▸ **Written exercise**
Any pictures should be left out; please print exactly the lines between the line with "Rebuild this chart" and the line with "2.95, 3.95, 5.05, 6.25, 7.6, 9.05, 10.0]", inclusive.

▸ **Source data**
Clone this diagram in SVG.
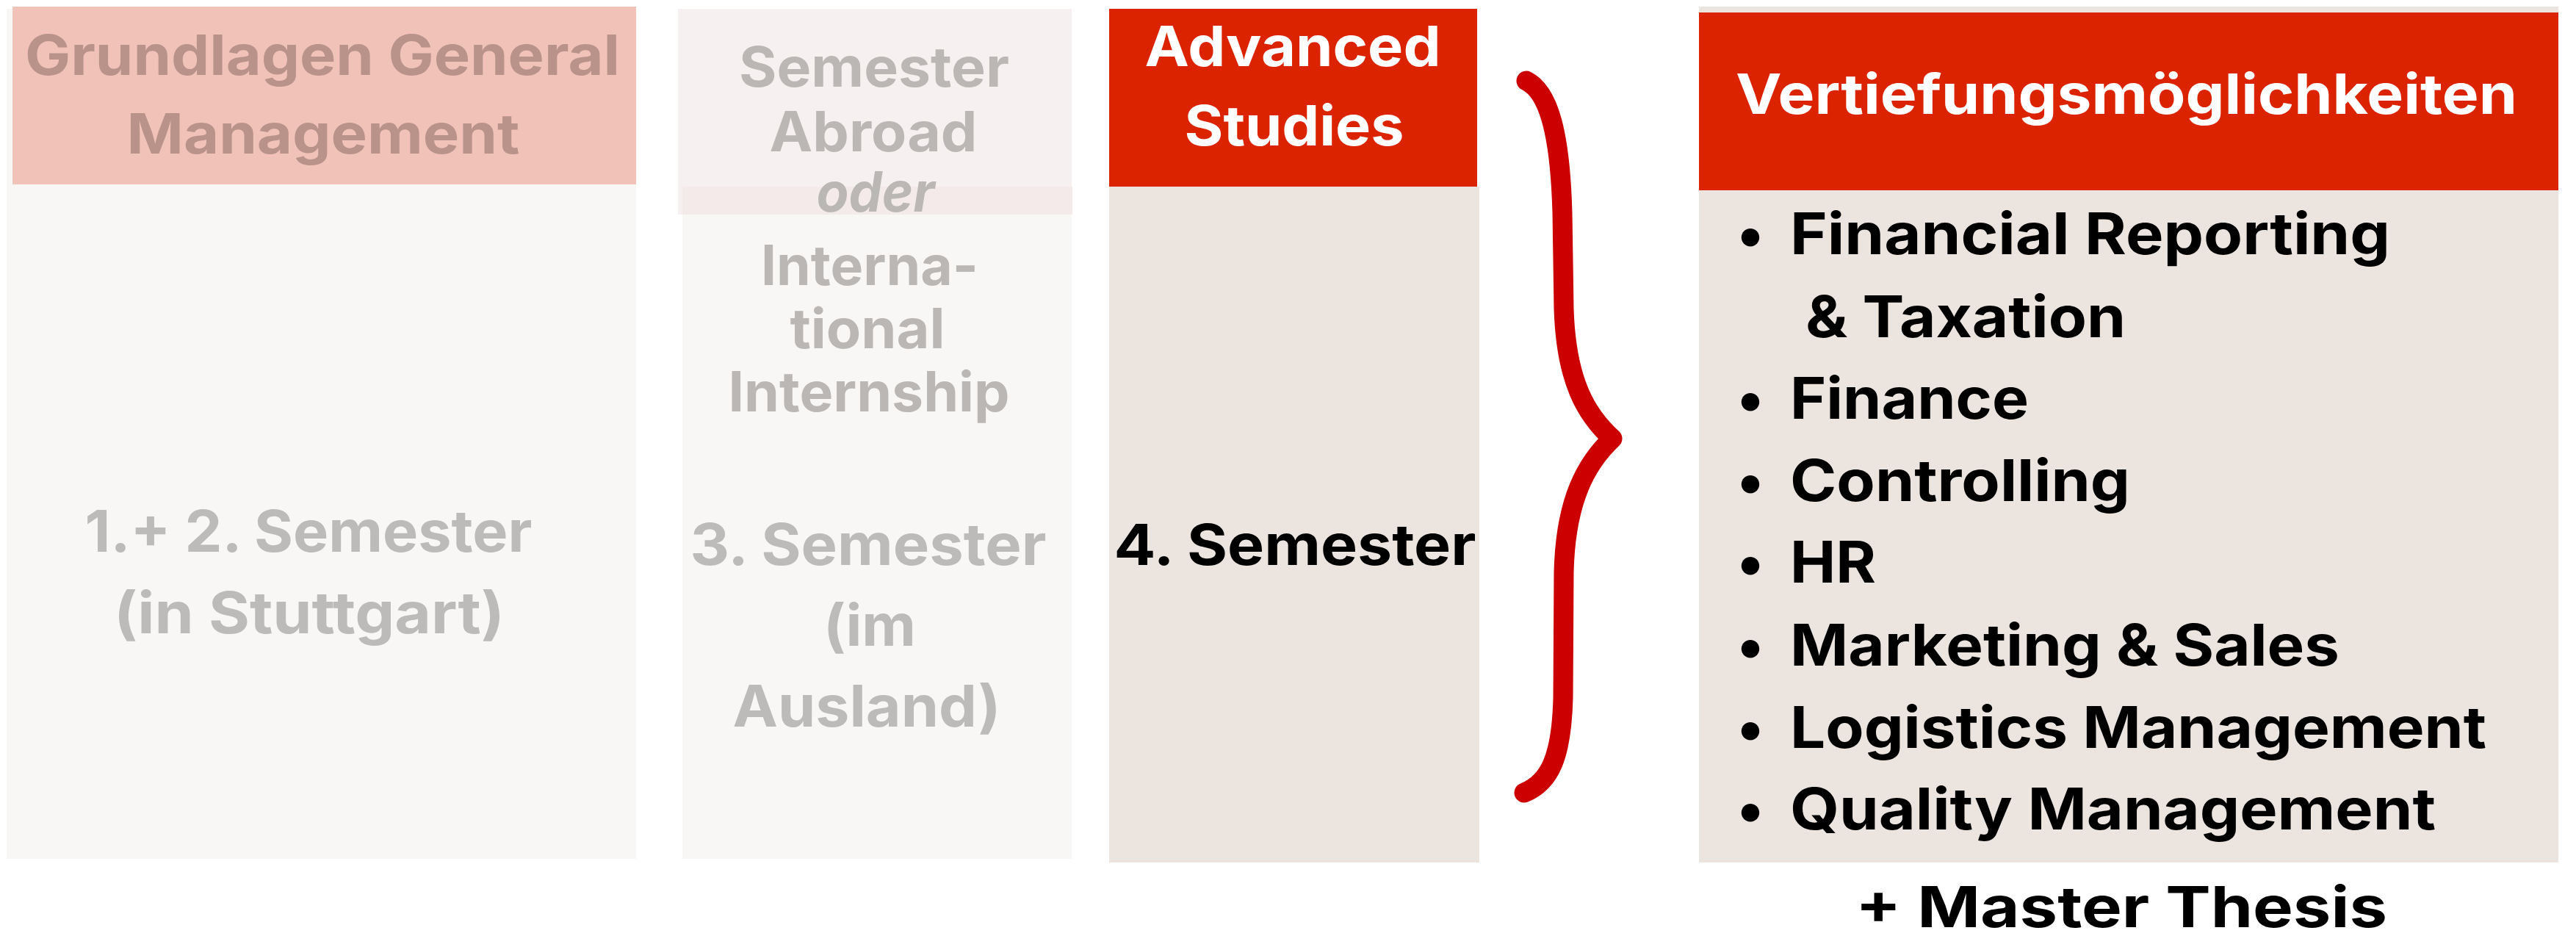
---
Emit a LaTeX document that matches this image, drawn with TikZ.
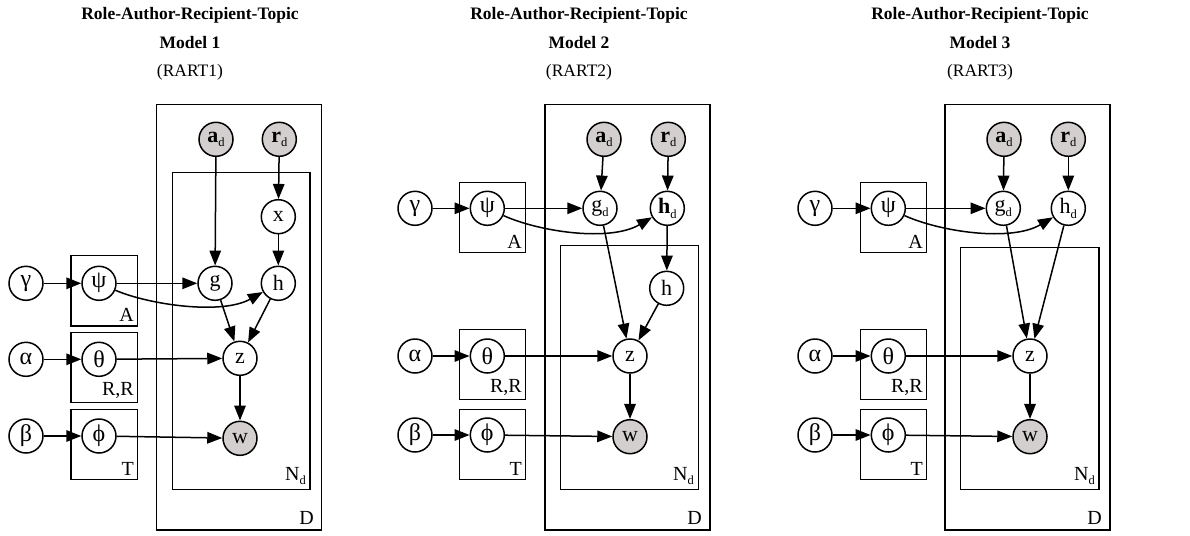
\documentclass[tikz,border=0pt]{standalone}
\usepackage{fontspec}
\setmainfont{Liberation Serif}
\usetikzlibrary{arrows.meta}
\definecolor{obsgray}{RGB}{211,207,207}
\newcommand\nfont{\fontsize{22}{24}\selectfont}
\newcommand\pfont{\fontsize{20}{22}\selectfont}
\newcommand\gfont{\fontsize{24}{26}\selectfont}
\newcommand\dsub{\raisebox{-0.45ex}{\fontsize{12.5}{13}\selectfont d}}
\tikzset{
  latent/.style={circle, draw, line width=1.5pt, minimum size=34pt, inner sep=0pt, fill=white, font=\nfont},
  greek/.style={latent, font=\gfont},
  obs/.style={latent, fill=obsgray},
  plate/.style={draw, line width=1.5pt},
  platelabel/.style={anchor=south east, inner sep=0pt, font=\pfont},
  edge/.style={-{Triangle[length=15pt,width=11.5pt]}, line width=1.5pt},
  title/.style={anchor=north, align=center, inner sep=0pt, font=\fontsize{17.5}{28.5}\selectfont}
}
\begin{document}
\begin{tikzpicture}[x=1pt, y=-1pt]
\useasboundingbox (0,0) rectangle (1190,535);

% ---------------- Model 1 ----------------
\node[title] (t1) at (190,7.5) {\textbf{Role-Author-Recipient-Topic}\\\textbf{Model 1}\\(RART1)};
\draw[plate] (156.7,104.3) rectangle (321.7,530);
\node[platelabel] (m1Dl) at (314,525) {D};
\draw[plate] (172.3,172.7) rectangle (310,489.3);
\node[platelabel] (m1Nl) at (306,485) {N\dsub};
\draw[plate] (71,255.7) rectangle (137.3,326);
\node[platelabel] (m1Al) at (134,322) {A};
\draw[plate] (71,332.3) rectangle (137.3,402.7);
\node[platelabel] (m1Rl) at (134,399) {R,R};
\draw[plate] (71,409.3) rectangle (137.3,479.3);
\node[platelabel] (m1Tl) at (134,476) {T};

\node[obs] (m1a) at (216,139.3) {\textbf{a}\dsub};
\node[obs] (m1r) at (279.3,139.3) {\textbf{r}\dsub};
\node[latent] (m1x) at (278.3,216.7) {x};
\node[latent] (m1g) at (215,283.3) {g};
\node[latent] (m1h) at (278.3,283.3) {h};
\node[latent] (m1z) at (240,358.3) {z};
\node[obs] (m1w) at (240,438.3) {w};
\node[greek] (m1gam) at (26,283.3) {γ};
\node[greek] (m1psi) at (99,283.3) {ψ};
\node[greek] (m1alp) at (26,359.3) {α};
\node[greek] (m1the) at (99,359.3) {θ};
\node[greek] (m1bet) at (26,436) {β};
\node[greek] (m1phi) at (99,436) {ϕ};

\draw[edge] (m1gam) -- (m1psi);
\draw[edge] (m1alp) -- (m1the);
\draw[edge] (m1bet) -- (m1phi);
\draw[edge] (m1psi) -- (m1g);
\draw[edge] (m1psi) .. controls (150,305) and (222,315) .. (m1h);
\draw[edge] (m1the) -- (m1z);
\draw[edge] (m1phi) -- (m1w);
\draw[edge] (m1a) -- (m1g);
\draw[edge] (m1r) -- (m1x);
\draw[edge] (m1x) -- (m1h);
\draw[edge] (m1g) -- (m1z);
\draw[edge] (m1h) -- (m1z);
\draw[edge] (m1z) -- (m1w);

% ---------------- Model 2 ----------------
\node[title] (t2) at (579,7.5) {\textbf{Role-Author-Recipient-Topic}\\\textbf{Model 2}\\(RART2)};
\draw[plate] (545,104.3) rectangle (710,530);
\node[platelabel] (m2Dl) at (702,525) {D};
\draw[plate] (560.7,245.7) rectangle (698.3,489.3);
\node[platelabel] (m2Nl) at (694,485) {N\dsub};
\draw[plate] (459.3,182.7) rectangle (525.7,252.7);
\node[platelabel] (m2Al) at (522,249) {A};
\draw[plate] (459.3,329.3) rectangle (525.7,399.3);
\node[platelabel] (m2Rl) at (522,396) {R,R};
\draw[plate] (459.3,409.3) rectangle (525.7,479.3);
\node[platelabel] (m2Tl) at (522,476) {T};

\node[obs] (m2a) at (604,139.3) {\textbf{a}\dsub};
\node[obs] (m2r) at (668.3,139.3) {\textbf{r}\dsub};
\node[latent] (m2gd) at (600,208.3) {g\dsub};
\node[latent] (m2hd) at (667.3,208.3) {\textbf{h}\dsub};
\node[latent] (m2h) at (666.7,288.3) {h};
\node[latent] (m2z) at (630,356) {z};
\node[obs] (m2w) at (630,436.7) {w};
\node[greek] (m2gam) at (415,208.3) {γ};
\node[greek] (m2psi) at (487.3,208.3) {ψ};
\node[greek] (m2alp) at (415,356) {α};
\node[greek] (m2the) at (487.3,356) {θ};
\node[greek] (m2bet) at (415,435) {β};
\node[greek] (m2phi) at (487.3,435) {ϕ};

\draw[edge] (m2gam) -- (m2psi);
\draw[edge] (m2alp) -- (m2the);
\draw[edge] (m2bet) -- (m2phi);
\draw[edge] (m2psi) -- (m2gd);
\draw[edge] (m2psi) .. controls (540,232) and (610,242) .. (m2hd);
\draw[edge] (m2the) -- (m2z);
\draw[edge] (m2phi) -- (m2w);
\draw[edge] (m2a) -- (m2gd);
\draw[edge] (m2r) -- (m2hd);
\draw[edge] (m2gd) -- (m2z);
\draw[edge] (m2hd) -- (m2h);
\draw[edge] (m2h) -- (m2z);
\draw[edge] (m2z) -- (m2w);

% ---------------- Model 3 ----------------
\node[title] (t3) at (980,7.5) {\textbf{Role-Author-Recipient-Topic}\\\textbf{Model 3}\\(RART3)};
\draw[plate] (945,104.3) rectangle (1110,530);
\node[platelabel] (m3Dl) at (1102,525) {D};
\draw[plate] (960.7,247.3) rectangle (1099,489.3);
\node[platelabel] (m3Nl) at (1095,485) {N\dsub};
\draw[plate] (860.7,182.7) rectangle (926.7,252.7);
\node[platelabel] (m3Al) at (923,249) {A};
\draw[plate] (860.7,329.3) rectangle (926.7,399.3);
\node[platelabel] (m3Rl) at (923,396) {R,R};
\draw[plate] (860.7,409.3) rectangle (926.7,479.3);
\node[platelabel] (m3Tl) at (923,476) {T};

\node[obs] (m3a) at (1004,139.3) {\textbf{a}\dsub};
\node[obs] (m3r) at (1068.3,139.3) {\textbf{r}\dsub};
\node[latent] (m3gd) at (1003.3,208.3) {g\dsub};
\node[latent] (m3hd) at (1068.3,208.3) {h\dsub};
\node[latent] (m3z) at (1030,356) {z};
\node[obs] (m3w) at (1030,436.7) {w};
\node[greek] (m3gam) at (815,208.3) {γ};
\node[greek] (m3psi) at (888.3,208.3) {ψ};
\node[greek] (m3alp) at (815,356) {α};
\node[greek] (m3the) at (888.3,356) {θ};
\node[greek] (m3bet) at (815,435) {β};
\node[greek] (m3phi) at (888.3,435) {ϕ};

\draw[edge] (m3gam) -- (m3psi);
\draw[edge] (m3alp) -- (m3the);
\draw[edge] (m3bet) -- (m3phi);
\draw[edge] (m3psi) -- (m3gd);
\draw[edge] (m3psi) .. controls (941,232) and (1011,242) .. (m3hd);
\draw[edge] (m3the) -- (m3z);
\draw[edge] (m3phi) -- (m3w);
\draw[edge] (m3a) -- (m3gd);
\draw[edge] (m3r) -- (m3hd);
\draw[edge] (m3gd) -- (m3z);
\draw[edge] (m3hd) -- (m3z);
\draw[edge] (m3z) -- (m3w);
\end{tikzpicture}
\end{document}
...
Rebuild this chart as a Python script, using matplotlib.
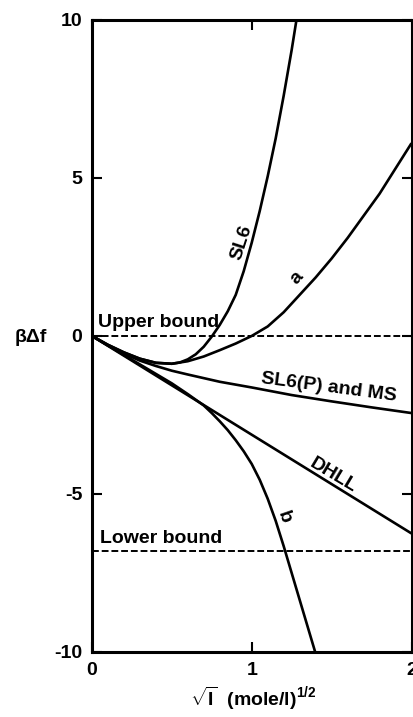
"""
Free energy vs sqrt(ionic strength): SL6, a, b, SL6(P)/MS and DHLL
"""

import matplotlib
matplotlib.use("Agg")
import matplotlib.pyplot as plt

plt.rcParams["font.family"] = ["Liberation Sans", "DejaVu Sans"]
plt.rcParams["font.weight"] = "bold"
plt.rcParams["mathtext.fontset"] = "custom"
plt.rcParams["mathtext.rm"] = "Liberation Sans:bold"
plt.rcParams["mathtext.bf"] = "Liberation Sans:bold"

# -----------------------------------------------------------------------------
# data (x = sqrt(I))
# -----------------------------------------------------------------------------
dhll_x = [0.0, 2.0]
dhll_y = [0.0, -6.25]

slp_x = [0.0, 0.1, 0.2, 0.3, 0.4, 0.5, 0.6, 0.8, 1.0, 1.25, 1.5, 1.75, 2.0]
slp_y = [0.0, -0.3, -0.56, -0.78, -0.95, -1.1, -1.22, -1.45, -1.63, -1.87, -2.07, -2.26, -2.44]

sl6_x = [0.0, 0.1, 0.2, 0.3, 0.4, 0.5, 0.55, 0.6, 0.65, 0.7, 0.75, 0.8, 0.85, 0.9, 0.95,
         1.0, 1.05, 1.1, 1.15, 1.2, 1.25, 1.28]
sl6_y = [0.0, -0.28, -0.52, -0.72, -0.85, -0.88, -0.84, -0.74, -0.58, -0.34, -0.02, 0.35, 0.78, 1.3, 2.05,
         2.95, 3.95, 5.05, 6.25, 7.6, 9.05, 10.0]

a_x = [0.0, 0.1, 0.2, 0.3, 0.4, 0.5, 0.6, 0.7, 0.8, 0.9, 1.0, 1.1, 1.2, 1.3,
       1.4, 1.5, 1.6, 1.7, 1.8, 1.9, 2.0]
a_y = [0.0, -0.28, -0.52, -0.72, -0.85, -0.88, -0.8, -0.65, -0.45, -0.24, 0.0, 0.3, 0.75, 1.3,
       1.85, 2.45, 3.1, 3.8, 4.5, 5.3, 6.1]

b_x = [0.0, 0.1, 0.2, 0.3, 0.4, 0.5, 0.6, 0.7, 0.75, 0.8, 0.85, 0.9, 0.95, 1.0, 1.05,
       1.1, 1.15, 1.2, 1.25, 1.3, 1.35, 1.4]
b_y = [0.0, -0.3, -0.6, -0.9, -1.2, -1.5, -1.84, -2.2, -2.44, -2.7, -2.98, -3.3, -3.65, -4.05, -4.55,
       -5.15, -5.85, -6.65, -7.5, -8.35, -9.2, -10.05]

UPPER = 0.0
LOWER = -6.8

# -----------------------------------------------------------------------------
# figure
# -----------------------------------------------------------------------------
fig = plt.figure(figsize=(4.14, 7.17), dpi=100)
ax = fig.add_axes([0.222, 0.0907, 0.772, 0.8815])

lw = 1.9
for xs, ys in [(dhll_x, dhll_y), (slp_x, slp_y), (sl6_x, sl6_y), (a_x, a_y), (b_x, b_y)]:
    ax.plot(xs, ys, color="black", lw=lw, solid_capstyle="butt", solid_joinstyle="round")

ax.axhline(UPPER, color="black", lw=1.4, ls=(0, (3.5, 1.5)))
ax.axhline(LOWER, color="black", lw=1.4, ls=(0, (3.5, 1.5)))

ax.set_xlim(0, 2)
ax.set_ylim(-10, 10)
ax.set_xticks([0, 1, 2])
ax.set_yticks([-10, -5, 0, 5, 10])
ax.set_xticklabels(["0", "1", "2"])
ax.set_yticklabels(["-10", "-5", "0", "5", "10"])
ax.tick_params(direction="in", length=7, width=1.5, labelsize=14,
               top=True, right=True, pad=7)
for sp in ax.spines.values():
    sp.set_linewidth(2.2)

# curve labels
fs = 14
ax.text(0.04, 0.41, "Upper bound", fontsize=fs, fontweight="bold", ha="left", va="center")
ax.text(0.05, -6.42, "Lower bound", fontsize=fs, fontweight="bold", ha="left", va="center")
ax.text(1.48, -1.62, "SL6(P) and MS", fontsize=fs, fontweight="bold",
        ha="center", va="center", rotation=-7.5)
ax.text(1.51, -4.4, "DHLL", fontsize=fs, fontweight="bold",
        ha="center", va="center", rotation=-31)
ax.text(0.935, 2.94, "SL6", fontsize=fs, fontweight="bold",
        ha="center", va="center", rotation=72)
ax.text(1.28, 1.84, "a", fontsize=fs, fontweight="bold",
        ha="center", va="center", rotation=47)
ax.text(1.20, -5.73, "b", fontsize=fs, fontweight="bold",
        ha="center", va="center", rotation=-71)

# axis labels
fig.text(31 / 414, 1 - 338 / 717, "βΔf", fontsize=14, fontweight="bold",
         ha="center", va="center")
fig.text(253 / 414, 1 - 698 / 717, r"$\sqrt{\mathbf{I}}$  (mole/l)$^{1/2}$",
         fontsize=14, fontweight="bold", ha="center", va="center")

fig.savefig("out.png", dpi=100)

▸ **Full answer**
Rebuild this chart as a Python script, using matplotlib.
"""
Free energy vs sqrt(ionic strength): SL6, a, b, SL6(P)/MS and DHLL
"""

import matplotlib
matplotlib.use("Agg")
import matplotlib.pyplot as plt

plt.rcParams["font.family"] = ["Liberation Sans", "DejaVu Sans"]
plt.rcParams["font.weight"] = "bold"
plt.rcParams["mathtext.fontset"] = "custom"
plt.rcParams["mathtext.rm"] = "Liberation Sans:bold"
plt.rcParams["mathtext.bf"] = "Liberation Sans:bold"

# -----------------------------------------------------------------------------
# data (x = sqrt(I))
# -----------------------------------------------------------------------------
dhll_x = [0.0, 2.0]
dhll_y = [0.0, -6.25]

slp_x = [0.0, 0.1, 0.2, 0.3, 0.4, 0.5, 0.6, 0.8, 1.0, 1.25, 1.5, 1.75, 2.0]
slp_y = [0.0, -0.3, -0.56, -0.78, -0.95, -1.1, -1.22, -1.45, -1.63, -1.87, -2.07, -2.26, -2.44]

sl6_x = [0.0, 0.1, 0.2, 0.3, 0.4, 0.5, 0.55, 0.6, 0.65, 0.7, 0.75, 0.8, 0.85, 0.9, 0.95,
         1.0, 1.05, 1.1, 1.15, 1.2, 1.25, 1.28]
sl6_y = [0.0, -0.28, -0.52, -0.72, -0.85, -0.88, -0.84, -0.74, -0.58, -0.34, -0.02, 0.35, 0.78, 1.3, 2.05,
         2.95, 3.95, 5.05, 6.25, 7.6, 9.05, 10.0]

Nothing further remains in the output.